Franco doubles up in seedy ‘Deuce’
AP Television Writer
NEW YORK
You don’t have to look far to find a New Yorker who beefs about what 42nd Street has become.
That stretch between Eighth Avenue and Broadway just off Times Square: It’s now a frothy family friendly cauldron of theaters, eateries and other tourist draws that many natives denounce as “Disneyfied.”
By any description, it’s a stunning transformation from the urban slag of peep shows, gin mills and massage parlors known as “the Deuce” back in 1971 – the time and place in which a magnificent new HBO drama series, “The Deuce,” is immersed. (Its eight-episode season premieres Sunday at 9 p.m.)
For devotees of “The Wire” and “Treme,” nothing more need be said about “The Deuce” than it was co-created by David Simon and George Pelecanos, who can lay claim to those extraordinary dramas.
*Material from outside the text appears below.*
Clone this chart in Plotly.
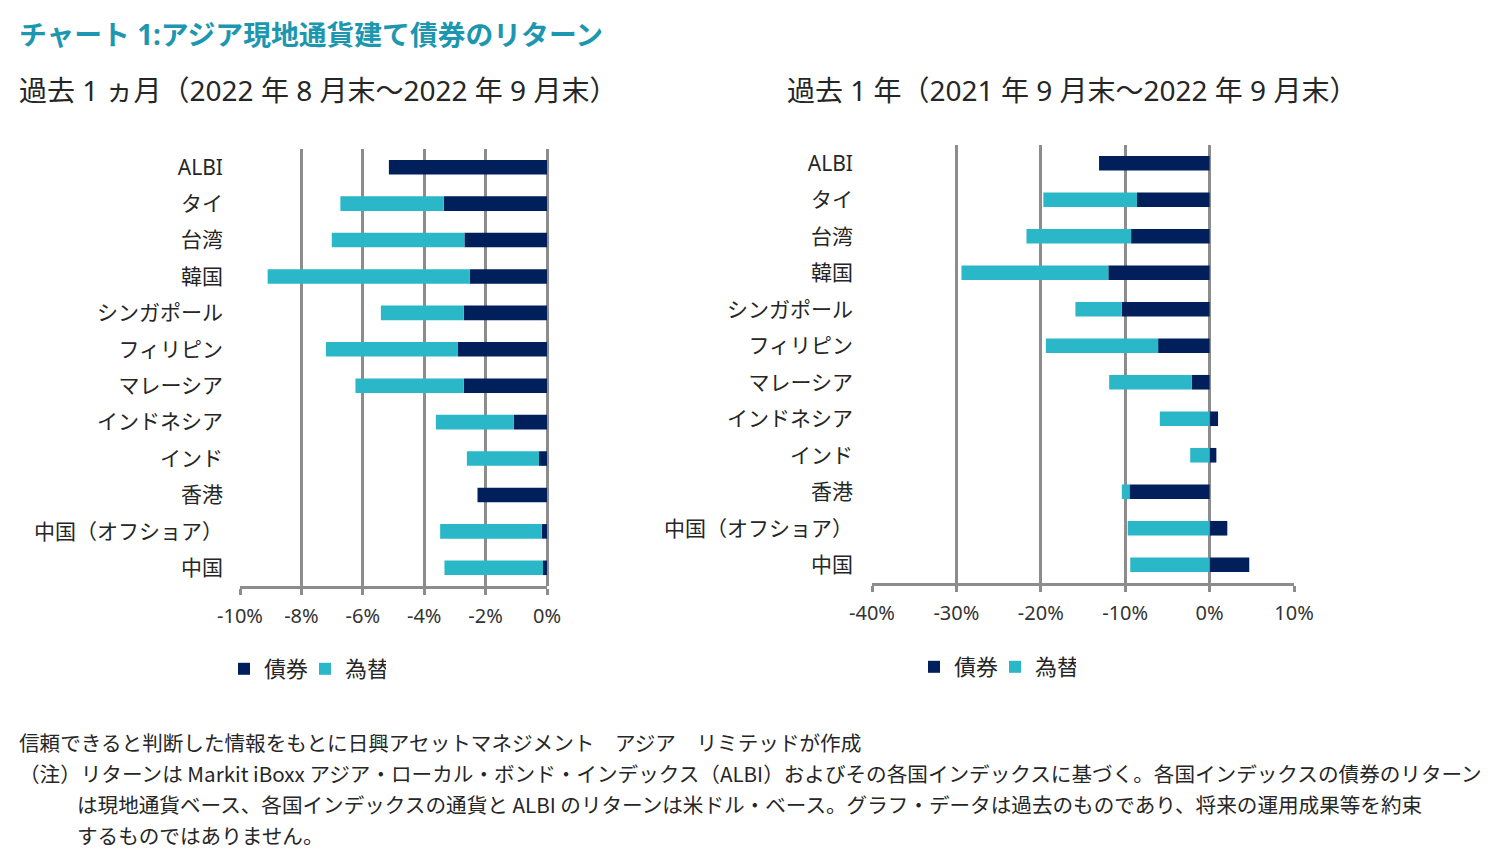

Pelecanos’ shorthand for his new series: “the rise and fall of Times Square.”
More specifically, this first season tracks the rise of the flesh trade from what was then called “smut” and what jokester Johnny Carson dubbed “strolling hostesses” to today’s billion-dollar industry whose wares are just a cellphone call away. From its first scenes, “The Deuce” gets under your skin.
As on “The Wire” (set in Baltimore) and “Treme” (New Orleans), this new series populates its chosen world with a rich spectrum of characters that range from pimps and prostitutes and drug dealers to mobsters and dirty cops and even a New York University dropout-turned-barmaid.
But among the series’ splendid ensemble, the greater among equals are Maggie Gyllenhaal as a defiantly entrepreneurial hooker who sees adult films as her ticket to success and James Franco, who tackles twin roles as identical twins: Vincent, an oddly high-minded bar owner who fronts for the mob, and Frankie, a rascally, trouble-courting cad.
The denizens of the Deuce trace intertwined narratives that unspool in matter-of-fact yet lyrical fashion, all set against an exactingly re-created Big Apple of nearly a half-century ago.
But the series’ central theme – an explosion in the sex trade as obscenity laws began to fall away – was much more difficult to dramatize.